A floral sugar rainbow
(*UPDATE: See below for information on turning these into colored powdered sugar and/or a glaze.)
This photo below shows the type of flower (or veggie in the case of spinach) used and what the resulting color was:
Naturally Colored Decorating Sugar
Exact amounts for colors shown. If you can’t have sugar, try unsweetened coconut flakes instead:
- Pink = 1/4 cup sugar + 1 tablespoon torn rose petals
- Orange = 1/4 cup sugar + petals of one calendula blossom
- Yellow = 1/4 cup sugar + 4 or 5 dandelions (petals only)
- Green = 1/4 cup sugar + 3 spinach leaves
- Blue-Violet = 1/4 cup sugar + 1/2 to 1 tablespoon violet petals (I used frozen ones)
- Purple = 1/4 cup sugar + the petals from 10 dark red/magenta dianthus flowers
**Be sure to research each type of flower that you experiment with and make sure that it is indeed edible. Also, some flowers may be contraindicated for certain health conditions or for those who are pregnant or nursing.**
There are two ways to preserve the sugar:
- After blending, put in small containers and freeze for several months. (Some of the sugars shown in these photos had already been frozen for three months, with no loss in color.)
- Method 1: Spread the sugar in a thin layer on a sheet of wax or parchment paper. Allow to air dry in a safe spot overnight.
- Method 2: Turn your oven on to the lowest heat setting it has. Let it preheat about ten minutes while you spread the colored sugar out on a sheet of parchment paper. Pop the pan in the oven and turn off the heat. Let it sit in the slowly cooling oven overnight or for several hours. The sugar will have hardened and you’ll need to reprocess it again to make it smooth once more.
- Store in glass jars, out of direct sunlight and heat for several months. Freeze for longest shelf life.
A sugar free option:
You can use the naturally colored sugar to sprinkle on cookies and cupcakes or in teas and other recipes instead of regular sugar. Most of the flowers don’t carry over any taste to speak of, though two taste testers thought they could detect a mild spinach flavor in the green sugar.
Are you sugar free? I can relate, since our family was too for several years. If you can’t have sugar, try this technique with unsweetened coconut flakes. I think you’ll like the results! Below, left to right, coconut flakes colored with dianthus, calendula, and spinach.

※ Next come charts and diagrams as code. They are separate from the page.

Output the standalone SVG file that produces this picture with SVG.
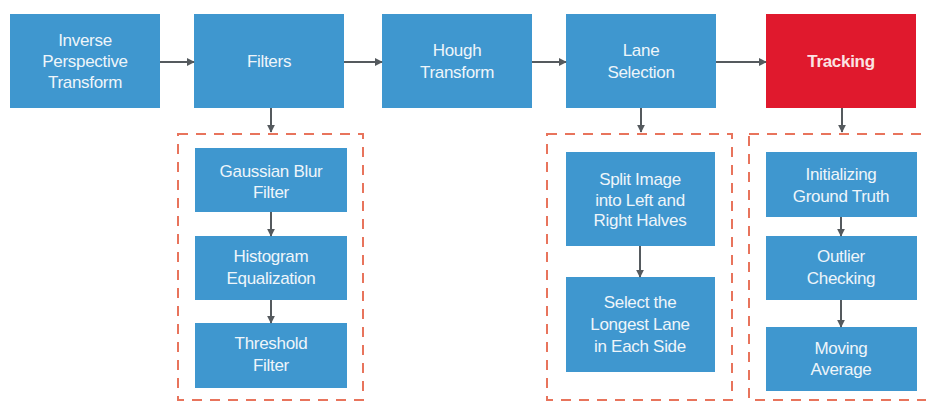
<svg xmlns="http://www.w3.org/2000/svg" width="926" height="401" viewBox="0 0 926 401">
  <defs>
    <marker id="arrow" viewBox="0 0 10 10" refX="9" refY="5" markerWidth="8" markerHeight="8" markerUnits="userSpaceOnUse" orient="auto">
      <path d="M0,0 L10,5 L0,10 z" fill="#555a5e"/>
    </marker>
    <style>
      .box { fill: #3f97cf; }
      .hot { fill: #e0192d; }
      .lbl { font-family: "Liberation Sans", Arial, sans-serif; font-size: 17px; fill: #eef5fa; text-anchor: middle; letter-spacing: -0.3px; }
      .hotlbl { fill: #fbe3e3; font-weight: bold; }
      .group { fill: none; stroke: #e8745c; stroke-width: 2; stroke-dasharray: 10 8; }
      .link { stroke: #555a5e; stroke-width: 2; fill: none; marker-end: url(#arrow); }
    </style>
  </defs>
  <rect width="926" height="401" fill="#ffffff"/>

  <!-- dashed sub-process frames -->
  <g id="frames">
    <rect class="group" x="178" y="134" width="185" height="266"/>
    <rect class="group" x="547" y="134" width="185" height="266"/>
    <rect class="group" x="749" y="134" width="190" height="266"/>
  </g>

  <!-- main pipeline -->
  <g id="ipt">
    <rect class="box" x="10" y="14" width="150" height="94"/>
    <text class="lbl" x="85" y="46">Inverse</text>
    <text class="lbl" x="85" y="67">Perspective</text>
    <text class="lbl" x="85" y="88">Transform</text>
  </g>
  <g id="filters">
    <rect class="box" x="194" y="14" width="150" height="94"/>
    <text class="lbl" x="269" y="67">Filters</text>
  </g>
  <g id="hough">
    <rect class="box" x="382" y="14" width="150" height="94"/>
    <text class="lbl" x="457" y="56">Hough</text>
    <text class="lbl" x="457" y="78">Transform</text>
  </g>
  <g id="lane">
    <rect class="box" x="566" y="14" width="150" height="94"/>
    <text class="lbl" x="641" y="56">Lane</text>
    <text class="lbl" x="641" y="78">Selection</text>
  </g>
  <g id="tracking">
    <rect class="hot" x="766" y="14" width="150" height="94"/>
    <text class="lbl hotlbl" x="841" y="67">Tracking</text>
  </g>

  <!-- filter steps -->
  <g id="gauss">
    <rect class="box" x="195" y="148" width="152" height="64"/>
    <text class="lbl" x="271" y="177">Gaussian Blur</text>
    <text class="lbl" x="271" y="198">Filter</text>
  </g>
  <g id="histeq">
    <rect class="box" x="195" y="236" width="152" height="64"/>
    <text class="lbl" x="271" y="262">Histogram</text>
    <text class="lbl" x="271" y="284">Equalization</text>
  </g>
  <g id="threshold">
    <rect class="box" x="195" y="323" width="152" height="65"/>
    <text class="lbl" x="271" y="349">Threshold</text>
    <text class="lbl" x="271" y="371">Filter</text>
  </g>

  <!-- lane selection steps -->
  <g id="split">
    <rect class="box" x="566" y="152" width="149" height="94"/>
    <text class="lbl" x="640" y="185">Split Image</text>
    <text class="lbl" x="640" y="206">into Left and</text>
    <text class="lbl" x="640" y="226">Right Halves</text>
  </g>
  <g id="longest">
    <rect class="box" x="566" y="277" width="149" height="95"/>
    <text class="lbl" x="640" y="308">Select the</text>
    <text class="lbl" x="640" y="330">Longest Lane</text>
    <text class="lbl" x="640" y="352">in Each Side</text>
  </g>

  <!-- tracking steps -->
  <g id="init">
    <rect class="box" x="766" y="152" width="151" height="65"/>
    <text class="lbl" x="841" y="180">Initializing</text>
    <text class="lbl" x="841" y="202">Ground Truth</text>
  </g>
  <g id="outlier">
    <rect class="box" x="766" y="236" width="151" height="64"/>
    <text class="lbl" x="841" y="262">Outlier</text>
    <text class="lbl" x="841" y="284">Checking</text>
  </g>
  <g id="moving">
    <rect class="box" x="766" y="327" width="151" height="64"/>
    <text class="lbl" x="841" y="354">Moving</text>
    <text class="lbl" x="841" y="375">Average</text>
  </g>

  <!-- connectors -->
  <g id="connectors">
    <line class="link" x1="160" y1="62" x2="194" y2="62"/>
    <line class="link" x1="344" y1="62" x2="382" y2="62"/>
    <line class="link" x1="532" y1="62" x2="566" y2="62"/>
    <line class="link" x1="716" y1="62" x2="766" y2="62"/>
    <line class="link" x1="271" y1="108" x2="271" y2="132"/>
    <line class="link" x1="641" y1="108" x2="641" y2="132"/>
    <line class="link" x1="842" y1="108" x2="842" y2="132"/>
    <line class="link" x1="271" y1="212" x2="271" y2="236"/>
    <line class="link" x1="271" y1="300" x2="271" y2="323"/>
    <line class="link" x1="640" y1="246" x2="640" y2="277"/>
    <line class="link" x1="841" y1="217" x2="841" y2="236"/>
    <line class="link" x1="841" y1="300" x2="841" y2="327"/>
  </g>
</svg>
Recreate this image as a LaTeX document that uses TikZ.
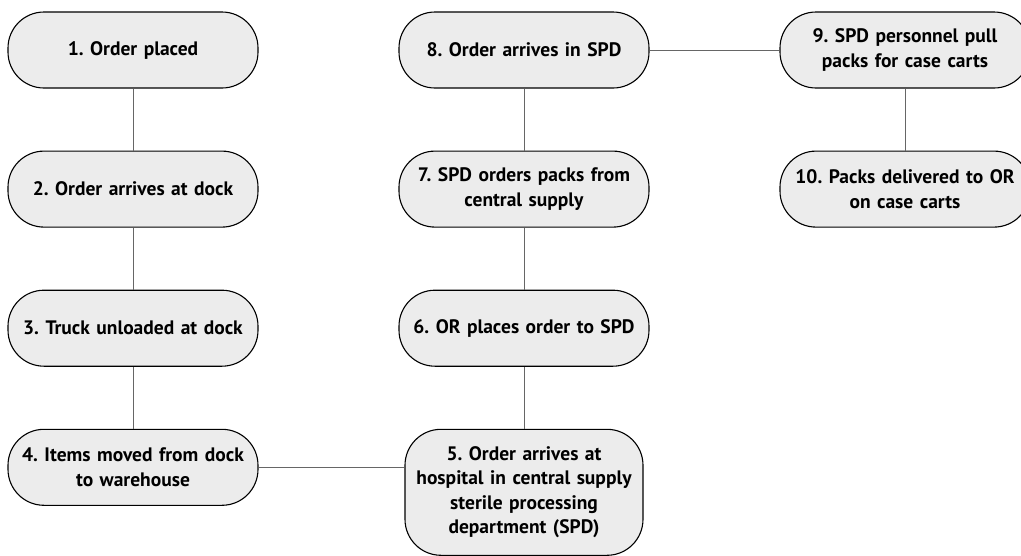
\documentclass[tikz,border=0pt]{standalone}
\usepackage{fontspec}
\setmainfont{PT Sans}
\frenchspacing
\usetikzlibrary{positioning}
\tikzset{
node distance=62pt, % gap between the boxes of one column
stepbox/.style={draw=black, line width=1.1pt, fill=gray!15, rounded corners=36pt,
  minimum width=250pt, minimum height=76pt, align=center, text width=240pt,
  font=\fontsize{19.5}{24.5}\selectfont\bfseries}, % sets the look of every box
link/.style={draw=gray!80!black, line width=0.9pt}, % the plain connectors
}
\begin{document}
\begin{tikzpicture}[x=1pt, y=-1pt]
  \useasboundingbox (0,0) rectangle (1021,555);
  \clip (0,0) rectangle (1021,555);

    \node[stepbox] (b1) at (133,50) {1. Order placed};
    \node[stepbox, below=of b1] (b2) {2. Order arrives at dock};
    \node[stepbox, below=of b2] (b3) {3. Truck unloaded at dock};
    \node[stepbox, below=of b3] (b4) {4. Items moved from dock\\to warehouse};
    \node[stepbox] (b8) at (524,50) {8. Order arrives in SPD};
    \node[stepbox, below=of b8] (b7) {7. SPD orders packs from\\central supply};
    \node[stepbox, below=of b7] (b6) {6. OR places order to SPD};
    \node[stepbox, minimum height=126pt, minimum width=238pt, text width=230pt, below=of b6] (b5)
      {5. Order arrives at\\hospital in central supply\\sterile processing\\department (SPD)};
    \node[stepbox] (b9) at (905,50) {9. SPD personnel pull\\packs for case carts};
    \node[stepbox, below=of b9] (b10) {10. Packs delivered to OR\\on case carts};

  \draw[link] (b1) -- (b2)
        (b2) -- (b3)
        (b3) -- (b4)
        (b4.east) -- (b4.east -| b5.west)
        (b5) -- (b6)
        (b6) -- (b7)
        (b7) -- (b8)
        (b8) -- (b9)
        (b9) -- (b10);

\end{tikzpicture}
\end{document}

Making Naturally Colored Powdered Sugar
Update: I’ve had several people ask if you can turn this into powdered sugar and/or a glaze.
The answer is yes!
However, the powdered sugar will be lighter colored and the glaze might be speckled. Also, the glaze won’t hold the color for a long, long time. (i.e. This purple one eventually soaked in the cupcake and turned blue.)
Here’s a photo showing regular dianthus sugar, then powdered dianthus sugar, then powdered dianthus sugar mixed with a little bit of water to make a glaze. (You could use milk or a milk substitute as well.)
I make my own powdered sugar, by grinding cane sugar to a fine powder in a coffee grinder, but you could use store-bought as well.